Earlier this week, Opposition Leader Dr Keith Rowley called on Persad Bissessar to shed light on whether or not her administration has given the backing to the establishment of the unit as the Trinidad and Tobago Transparency Institute (TTTI) said it too was examining reports on the issue.

Rowley made reference to various media reports about the re-instatement of the unit and allegations by former Flying Squad member, retired police inspector Mervyn Cordner, that he had been approached by National Security Minister Austin “Jack” Warner to re-establish the unit.
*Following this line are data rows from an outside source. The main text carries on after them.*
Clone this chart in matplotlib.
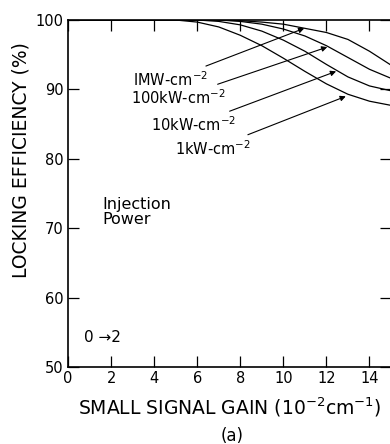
import numpy as np
import matplotlib
matplotlib.use("Agg")
import matplotlib.pyplot as plt

plt.rcParams['font.family'] = ['DejaVu Sans']

# small signal gain (10^-2 cm^-1) and locking efficiency (%)
gain = [0, 5, 6, 7, 8, 9, 10, 11, 12, 13, 14, 15]
eff_1kw = [100, 100, 99.7, 99.0, 97.8, 96.3, 94.5, 92.6, 90.8, 89.3, 88.3, 87.7]
eff_10kw = [100, 100, 100, 99.8, 99.3, 98.4, 97.1, 95.5, 93.6, 91.8, 90.5, 89.8]
eff_100kw = [100, 100, 100, 100, 99.8, 99.4, 98.7, 97.7, 96.3, 94.6, 92.9, 91.6]
eff_1mw = [100, 100, 100, 100, 99.9, 99.7, 99.4, 98.8, 98.2, 97.2, 95.5, 93.5]

labels = ['IMW-cm$^{-2}$', '100kW-cm$^{-2}$', '10kW-cm$^{-2}$', '1kW-cm$^{-2}$']
# label anchor (gain, eff) and arrow tip (gain, eff)
label_pos = [(6.5, 91.4), (7.3, 88.8), (7.8, 84.9), (8.5, 81.5)]
tip_pos = [(10.97, 98.8), (12.04, 96.1), (12.45, 92.6), (12.9, 89.0)]

fig = plt.figure(figsize=(3.9, 4.44), dpi=100)
ax = fig.add_axes([68/390, 77/444, 323/390, 347/444])

for e in [eff_1kw, eff_10kw, eff_100kw, eff_1mw]:
    ax.plot(gain, e, color='black', lw=0.9)

for lab, lp, tp in zip(labels, label_pos, tip_pos):
    ax.annotate(lab, xy=tp, xytext=lp, ha='right', va='center', fontsize=10.5,
                arrowprops=dict(arrowstyle='-|>', color='black', lw=0.8,
                                mutation_scale=8, shrinkA=3, shrinkB=0))

ax.text(1.6, 72.3, 'Injection\nPower', fontsize=11.5, ha='left', va='center',
        linespacing=1.0)
ax.text(0.75, 54.2, '0 \u21922', fontsize=11, ha='left', va='center')

ax.set_xlim(0, 15)
ax.set_ylim(50, 100)
ax.set_xticks(np.arange(0, 15, 2))
ax.set_yticks(np.arange(50, 101, 10))
ax.tick_params(direction='in', length=8, width=0.9, top=True, right=True,
               labelsize=10.5, pad=3)
for s in ax.spines.values():
    s.set_linewidth(1.2)

ax.set_xlabel('SMALL SIGNAL GAIN (10$^{-2}$cm$^{-1}$)', fontsize=13.5, labelpad=7)
fig.text(21/390, 1 - 160/444, 'LOCKING EFFICIENCY (%)', rotation=90,
         ha='center', va='center', fontsize=13.5)
fig.text(232/390, 1 - 436/444, '(a)', ha='center', va='center', fontsize=12)

fig.savefig('out.png', dpi=100)
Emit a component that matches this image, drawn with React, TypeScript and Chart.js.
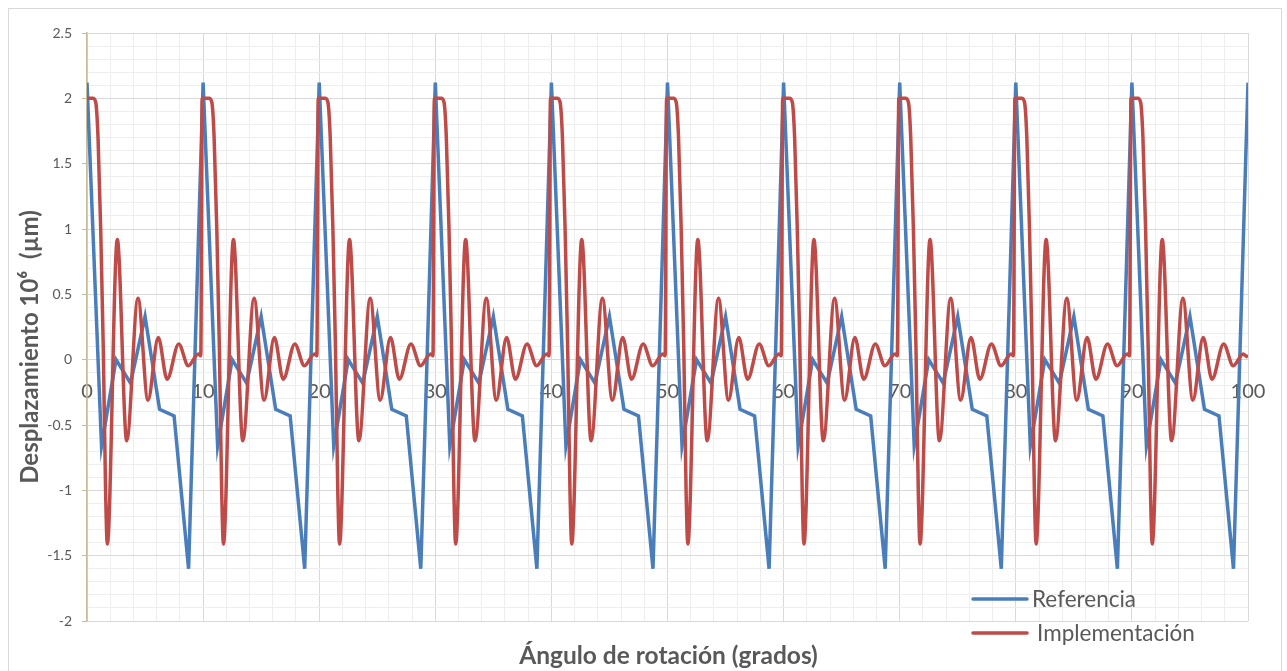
import React, { useEffect, useRef } from 'react';
import { Chart, registerables } from 'chart.js';

Chart.register(...registerables);

// ---- Data ----
const X_MIN = 0;
const X_MAX = 100;
const Y_MIN = -2;
const Y_MAX = 2.5;
const PERIOD = 10;
const PERIOD_STARTS = [0, 10, 20, 30, 40, 50, 60, 70, 80, 90];

// "Referencia": one period, sampled every 1.25 degrees (piecewise linear)
const refOffsets = [0, 1.25, 2.5, 3.75, 5, 6.25, 7.5, 8.75];
const refValues = [2.12, -0.66, 0.0, -0.18, 0.33, -0.38, -0.43, -1.6];
const refEndValue = 2.12;

// "Implementación": one period (smoothed curve)
const implOffsets = [-0.08, 0, 0.5, 0.75, 0.95, 1.18, 1.4, 1.6, 1.75, 2.61, 3.42, 4.39, 5.25, 6.14, 6.9, 7.9, 8.72, 9.59, 9.8];
const implValues = [2.0, 2.0, 2.0, 1.97, 1.7, 1.0, 0.1, -1.0, -1.41, 0.92, -0.62, 0.47, -0.31, 0.17, -0.15, 0.12, -0.046, 0.044, 0.03];
const implEndValue = 0.02;

const SERIES_NAMES = ['Referencia', 'Implementación'];
const SERIES_COLORS = ['#4a7ebb', '#be4b48'];

const X_TITLE = 'Ángulo de rotación (grados)';
const Y_TITLE = 'Desplazamiento 10⁶  (µm)';

const TEXT_COLOR = '#595959';
const GRID_MAJOR = '#d9d9d9';
const GRID_MINOR = '#eeeeee';
const AXIS_TAN = '#c4bd97';
const FONT = 'Lato, "Open Sans", sans-serif';

function buildRef() {
  const pts: { x: number; y: number }[] = [];
  PERIOD_STARTS.forEach((s) => {
    refOffsets.forEach((o, i) => pts.push({ x: s + o, y: refValues[i] }));
  });
  pts.push({ x: X_MAX, y: refEndValue });
  return pts;
}

function buildImpl() {
  const pts: { x: number; y: number }[] = [];
  PERIOD_STARTS.forEach((s) => {
    implOffsets.forEach((o, i) => {
      const x = s + o;
      if (x < X_MIN) return;
      pts.push({ x, y: implValues[i] });
    });
  });
  pts.push({ x: PERIOD_STARTS[PERIOD_STARTS.length - 1] + PERIOD, y: implEndValue });
  return pts;
}

const isMajorY = (v: number) => Math.round(v * 10) % 5 === 0;
const isMajorX = (v: number) => Math.round(v) % 10 === 0;

const decorations = {
  id: 'decorations',
  afterDraw(chart: any) {
    const { ctx, chartArea } = chart;
    ctx.save();
    ctx.fillStyle = TEXT_COLOR;
    // X title
    ctx.font = `bold 24.5px ${FONT}`;
    ctx.textAlign = 'center';
    ctx.textBaseline = 'alphabetic';
    ctx.fillText(X_TITLE, (chartArea.left + chartArea.right) / 2 + 1, chartArea.bottom + 43);
    // Y title
    ctx.save();
    ctx.font = `bold 24px ${FONT}`;
    ctx.translate(21, (chartArea.top + chartArea.bottom) / 2 + 20);
    ctx.rotate(-Math.PI / 2);
    ctx.textBaseline = 'middle';
    ctx.fillText(Y_TITLE, 0, 0);
    ctx.restore();
    // Legend
    const lx = chartArea.right - 275;
    const rows = [chartArea.bottom - 22, chartArea.bottom + 12];
    const textGap = [5, 10];
    ctx.font = `22.5px ${FONT}`;
    ctx.textAlign = 'left';
    ctx.textBaseline = 'middle';
    chart.data.datasets.forEach((ds: any, i: number) => {
      const y = rows[i];
      ctx.strokeStyle = ds.borderColor;
      ctx.lineWidth = 3.5;
      ctx.lineCap = 'round';
      ctx.beginPath();
      ctx.moveTo(lx, y);
      ctx.lineTo(lx + 54, y);
      ctx.stroke();
      ctx.fillStyle = TEXT_COLOR;
      ctx.fillText(ds.label, lx + 54 + textGap[i], y + 1);
    });
    ctx.restore();
  },
};

export default function App() {
  const canvasRef = useRef<HTMLCanvasElement | null>(null);

  useEffect(() => {
    if (!canvasRef.current) return;
    const chart = new Chart(canvasRef.current, {
      type: 'line',
      data: {
        datasets: [
          {
            label: SERIES_NAMES[0],
            data: buildRef(),
            borderColor: SERIES_COLORS[0],
            backgroundColor: SERIES_COLORS[0],
            borderWidth: 3.5,
            pointRadius: 0,
            tension: 0,
            order: 1,
          },
          {
            label: SERIES_NAMES[1],
            data: buildImpl(),
            borderColor: SERIES_COLORS[1],
            backgroundColor: SERIES_COLORS[1],
            borderWidth: 3.5,
            pointRadius: 0,
            cubicInterpolationMode: 'monotone',
            order: 0,
          },
        ],
      },
      options: {
        animation: false,
        responsive: true,
        maintainAspectRatio: false,
        parsing: false,
        layout: { padding: { left: 0, top: 24, right: 33, bottom: 68 } },
        plugins: { legend: { display: false }, tooltip: { enabled: false } },
        scales: {
          x: {
            type: 'linear',
            position: { y: 0 } as any,
            min: X_MIN,
            max: X_MAX,
            ticks: {
              stepSize: 2,
              autoSkip: false,
              maxRotation: 0,
              padding: 0,
              color: TEXT_COLOR,
              font: { size: 20, family: FONT },
              callback: (v: any) => (isMajorX(Number(v)) ? String(Math.round(Number(v))) : ''),
            },
            grid: {
              drawTicks: true,
              tickLength: 20,
              tickColor: 'rgba(0,0,0,0)',
              color: (c: any) => (isMajorX(c.tick.value) ? GRID_MAJOR : GRID_MINOR),
            },
            border: { color: GRID_MAJOR },
          },
          y: {
            type: 'linear',
            min: Y_MIN,
            max: Y_MAX,
            afterFit: (s: any) => {
              s.width = 78;
            },
            ticks: {
              stepSize: 0.1,
              autoSkip: false,
              padding: 10,
              color: TEXT_COLOR,
              font: { size: 14, family: FONT },
              callback: (v: any) => (isMajorY(Number(v)) ? String(Math.round(Number(v) * 10) / 10) : ''),
            },
            grid: {
              tickLength: 5,
              color: (c: any) => (isMajorY(c.tick.value) ? GRID_MAJOR : GRID_MINOR),
              tickColor: (c: any) => (isMajorY(c.tick.value) ? AXIS_TAN : 'rgba(0,0,0,0)'),
            },
            border: { color: AXIS_TAN, width: 1.5 },
          },
        },
      },
      plugins: [decorations],
    } as any);
    return () => chart.destroy();
  }, []);

  return (
    <div
      style={{
        position: 'fixed',
        left: 8,
        top: 8,
        width: 1272,
        height: 700,
        border: '1px solid #d9d9d9',
        background: '#fff',
      }}
    >
      <div style={{ position: 'relative', width: 1272, height: 680 }}>
        <canvas ref={canvasRef} />
      </div>
    </div>
  );
}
Rowley told reporters that he was not prepared to have such a unit in operation, especially under the control of Warner and likened the Flying Squad to the dreaded Mongoose Gang in Grenada and the Tonton Macoute in Haiti.

He called on the Police Complaints Authority (PCA) and the Police Service Commission (PSC) to conduct independent investigations into the matter.

Warner has consistently denied Cordner’s claim. The director of the National Security Operations Centre (NSOC) Garvin Heerah, whom Cordner claim was his contact person, is also distancing himself from the matter.

Acting Police Commissioner Stephen Williams has also denied knowledge of the unit.

But Rowley told reporters that Persad Bissessar must address the issue on her return here from Haiti where she had been attending the Caribbean Community (CARICOM) Inter-Sessional summit.

"The government now has difficulty in convincing the population, no matter what you may think about the officers, cranky, crazy or otherwise, what is in the public domain is a mixture of fact and fiction and it is in the public interest to separate the fact from the fiction," Rowley said.

But Persad Bissessar said that while there have been headlines “suggesting that some persons may have erroneously perceived a sanctioning of the infamous Flying Squad of the past.

“I have already directed the Minister of National Security (Jack Warner) to prepare a full report on this matter for the attention of the National Security Council (NSC) and myself as Chairman of the Council. 

“What I can categorically state at this time is this matter of any ‘new’ Flying Squad was never discussed with me or brought to the National Security Council,” she said.

“Any such initiative as a revival or creation of any such police unit must be reviewed by the NSC and must be fully considered and endorsed by the Commissioner of Police who is himself a member of the Council”.

Prime Minister Persad Bissessar said that any endeavour by her administration to address the crime problem will be fully within the Law. 

“We will not support the establishment of any ‘rouge’ police or para police unit or security entity, which is not within the jurisdiction, and control of the Laws of Trinidad and Tobago and of the Police Service and the Commissioner of Police,” she added.